Subic Bay Metropolitan Authority chairman Roberto Garcia (middle, left) receives from Subic Bay International Terminal Corp (SBITC) officials a copy of documents marking the arrival of the 100,000th container at the New Container Terminal 2 in Subic Bay Freeport. Witnessing the event is SBITC general manager Roberto Locsin (sixth from right).

SUBIC BAY FREEPORT — Subic’s New Container Terminal 2 (NCT2) recently received its 100,000th container, a milestone for the port.

Subic Bay Metropolitan Authority (SBMA) chairman Roberto Garcia, who was on hand to witness unloading of the container, said the event reflected the growing number of port users transporting their goods through the Port of Subic.

In August, the port handled 83,000 containers, almost double the 43,000 recorded for the same period last year.

“As we reached the 100,000​-​mark this month, we again reached another milestone,” Garcia said.

He noted SBMA has so far been successful in marketing Subic as the only port in Luzon that has a one-stop shop.

SBMA’s hosting of two maritime summits, the formation of a Maritime Technical Group, and the agency’s aggressive maritime business marketing program “certainly helped a lot in this undertaking,” he added.

Garcia said the one-stop-shop facility inside Subic’s container terminal has been received well by brokers from Manila and Northern and Central Luzon because all the necessary documentation “stops” could be accomplished within the shop.

“If your papers are in order, you can finish processing in just 30 minutes or an hour,” he explained.

Roberto Locsin, general manager of Subic Bay International Container Terminal which operates the NCT2, said the 100,000th container was unloaded from Kaohsiung by Wan Hai Lines for delivery to United Auctioneers, Inc., a heavy equipment trader in the Subic Bay Freeport.

Garcia said SBMA is expanding its seaport and is “pushing very hard to increase cargo volume here to decongest Manila Port.”

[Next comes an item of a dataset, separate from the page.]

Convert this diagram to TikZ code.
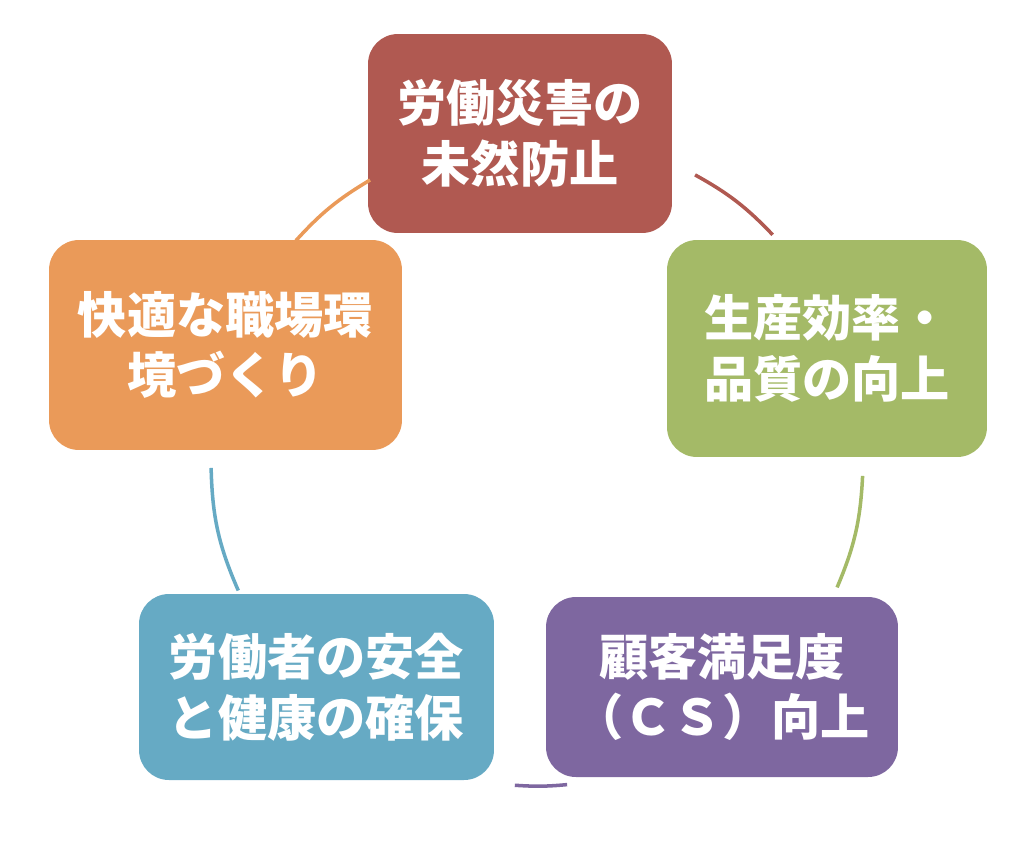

The SBMA official noted Subic is the only port in the western seaboard that still has the capacity to accommodate more containers, as the Batangas port is already 100% full.

“Before you could unload in Batangas or even in Manila, you’d be forced to wait for three to four days. In Subic, you can enter anytime, unload anytime and process your cargo anytime” he said. “We now have ​seven​ shipping lines coming to Subic on a regular basis,” he added.

Subic, as well as Batangas, became an extension port because of port congestion in Manila.